Lincolnshire has been placed among the top 10 areas in the UK for vehicle crashes, relative to population, but a local roads expert has claimed the data is skewed and the rural nature of our transport links are to blame.
Online learner driver resource Zutobi has analysed data from the Department of Transport to compile a list of areas which witness the most road traffic accidents compared to population in 2020.
Hull leads the way nationally with a rate of 232.1 accidents per 100,000 people, and Lincolnshire is in seventh place with 1,396 reported accidents and a population of 761,224, equating to a proportion of 183.4 accidents per 100,000 people.
In addition, North East Lincolnshire is fourth, with 191.1, and North Lincolnshire is tenth, with 177.6, meaning all three of the wider county’s areas feature in the top ten of the country.
Nationally, in 2020 there were 37,574 fewer people injured in crashes than there were in 2019, with coronavirus lockdowns resulting in fewer people on the roads.

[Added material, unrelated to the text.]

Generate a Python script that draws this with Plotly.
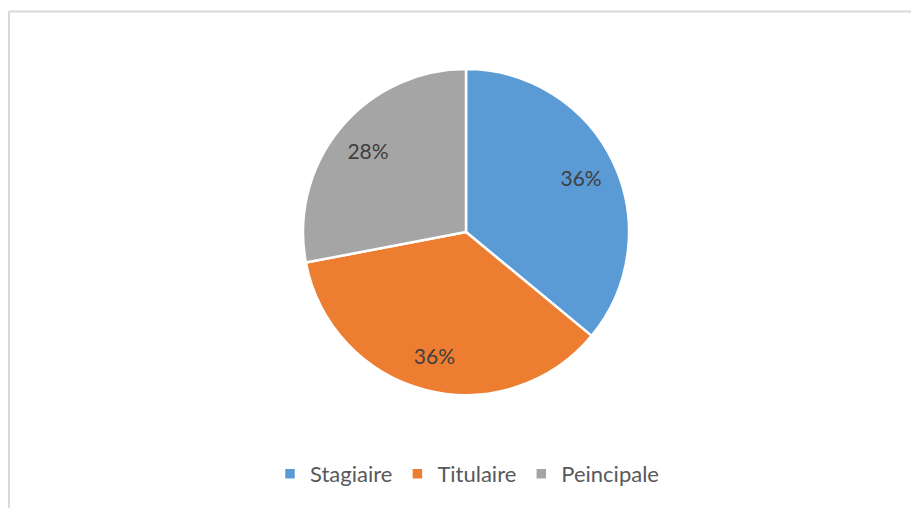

The data by Zutobi is presented as a list of “The UK’s Most Dangerous Drivers”, but a roads expert for Lincolnshire has said the county’s high ranking on this list does not mean we have dangerous drivers.
John Siddle from the Lincolnshire Road Safety Partnership said that the data does not give an accurate reflection of drivers in Lincolnshire, as it doesn’t consider the fact our county has “very few dual carriageways and no motorways”.

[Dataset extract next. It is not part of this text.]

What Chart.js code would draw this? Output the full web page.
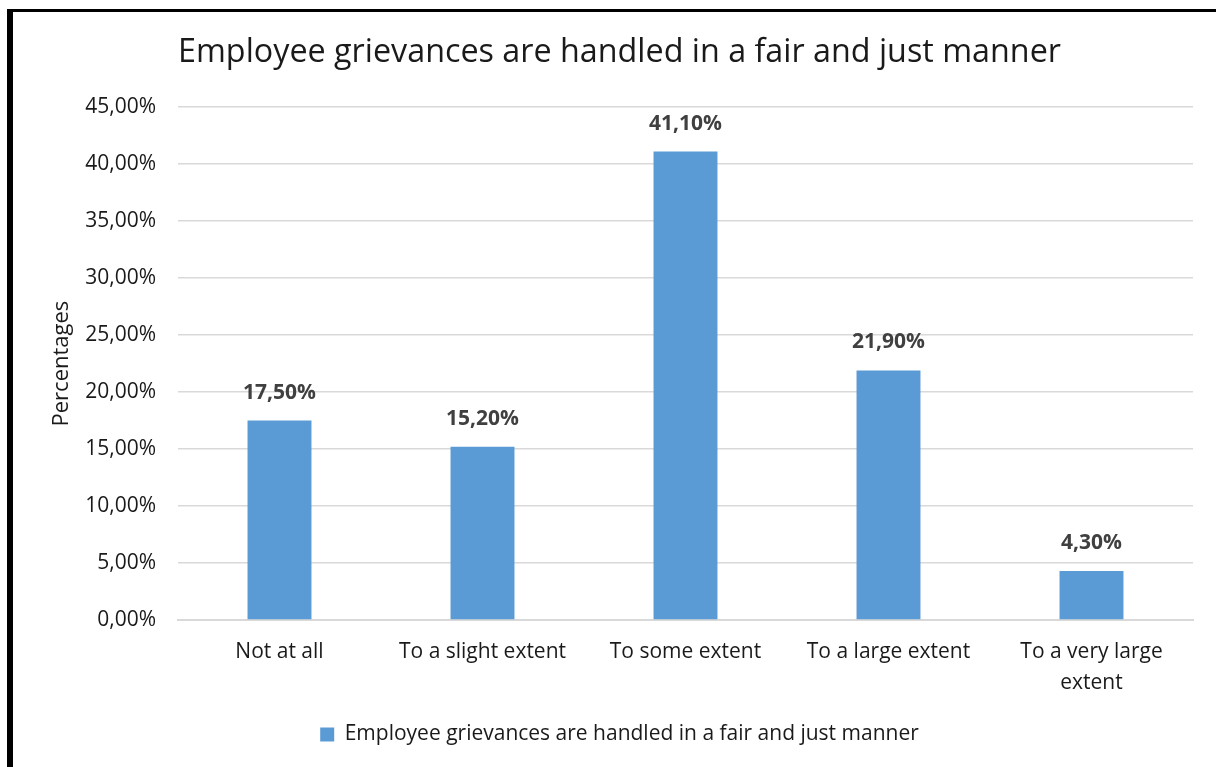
<!DOCTYPE html>
<html>
<head>
<meta charset="utf-8">
<script src="https://cdn.jsdelivr.net/npm/chart.js@4.4.1/dist/chart.umd.min.js"></script>
<style>
  html, body { margin: 0; padding: 0; background: #fff; }
  #wrap { position: relative; width: 1216px; height: 767px; overflow: hidden; }
  #wrap canvas { position: absolute; left: 0; top: 0; }
  /* black frame around the figure, only left and top edges fall inside the page */
  #frame {
    position: absolute; left: 7px; top: 9px; right: -20px; bottom: -20px;
    border-left: 6px solid #000; border-top: 3px solid #000;
    pointer-events: none;
  }
</style>
</head>
<body>
<div id="wrap">
  <canvas id="chart" width="1216" height="767"></canvas>
  <div id="frame"></div>
</div>
<script>
const FONT = '"Open Sans", "Noto Sans", sans-serif';

const chartTitle = 'Employee grievances are handled in a fair and just manner';
const seriesLabel = 'Employee grievances are handled in a fair and just manner';
const categories = ['Not at all', 'To a slight extent', 'To some extent', 'To a large extent', ['To a very large', 'extent']];
const percentages = [17.5, 15.2, 41.1, 21.9, 4.3];
const yMin = 0;
const yMax = 45;
const yStep = 5;

const fmtPct = v => v.toFixed(2).replace('.', ',') + '%';

// value labels above each bar
const barValueLabels = {
  id: 'barValueLabels',
  afterDatasetsDraw(chart) {
    const ctx = chart.ctx;
    const meta = chart.getDatasetMeta(0);
    ctx.save();
    ctx.font = 'bold 21px ' + FONT;
    ctx.fillStyle = '#404040';
    ctx.textAlign = 'center';
    ctx.textBaseline = 'middle';
    meta.data.forEach((bar, i) => {
      ctx.fillText(fmtPct(percentages[i]), bar.x, bar.y - 28);
    });
    ctx.restore();
  }
};

const ctx = document.getElementById('chart').getContext('2d');
new Chart(ctx, {
  type: 'bar',
  data: {
    labels: categories,
    datasets: [{
      label: seriesLabel,
      data: percentages,
      backgroundColor: '#5b9bd5',
      borderWidth: 0,
      barPercentage: 0.315,
      categoryPercentage: 1
    }]
  },
  options: {
    responsive: false,
    animation: false,
    layout: { padding: { left: 46, right: 23, top: 0, bottom: 12 } },
    plugins: {
      title: {
        display: true,
        text: chartTitle,
        color: '#1a1a1a',
        font: { family: FONT, size: 32.3, weight: 'normal' },
        padding: { top: 33, bottom: 35.4 }
      },
      legend: {
        position: 'bottom',
        labels: {
          boxWidth: 14,
          boxHeight: 14,
          color: '#1a1a1a',
          font: { family: FONT, size: 21 },
          padding: 10
        }
      },
      tooltip: { enabled: false }
    },
    scales: {
      x: {
        grid: { display: false, drawTicks: false },
        border: { display: true, color: '#d9d9d9', width: 2 },
        ticks: {
          color: '#1a1a1a',
          font: { family: FONT, size: 21, lineHeight: 1.5 },
          padding: 16,
          maxRotation: 0,
          autoSkip: false
        },
        afterFit(scale) { scale.height = 94; }
      },
      y: {
        min: yMin,
        max: yMax,
        grid: { color: '#d9d9d9', lineWidth: 1.5, drawTicks: false },
        border: { display: false },
        ticks: {
          stepSize: yStep,
          color: '#1a1a1a',
          font: { family: FONT, size: 21 },
          padding: 22,
          callback: v => fmtPct(v)
        },
        title: {
          display: true,
          text: 'Percentages',
          color: '#1a1a1a',
          font: { family: FONT, size: 22 },
          padding: { top: 3, bottom: 0 }
        },
        afterFit(scale) { scale.width = 132; }
      }
    }
  },
  plugins: [barValueLabels]
});
</script>
</body>
</html>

He told The Lincolnite: “Just so we have our terminology correct, having a collision (accident) does not make someone a dangerous driver, there are different levels ranging from driving without due care and attention, careless and of course, dangerous driving.
“The demography of our county is quite unique to other counties, almost all our road network is of a rural nature, very few dual carriageways and no motorways, the safest type of road to drive on.
“Being of a rural nature there are more open roads than built up areas so the national speed limit may well apply which, as you know, exacerbates any collision.
“They have based their figures on population which does not give an accurate figure as not all people drive or even hold a licence for a vehicle, had they based it on miles driven perhaps Lincolnshire would be somewhere different on their rating.”
The Lincolnite also contacted Humberside Safer Roads for a statement regarding North and North East Lincolnshire’s figures.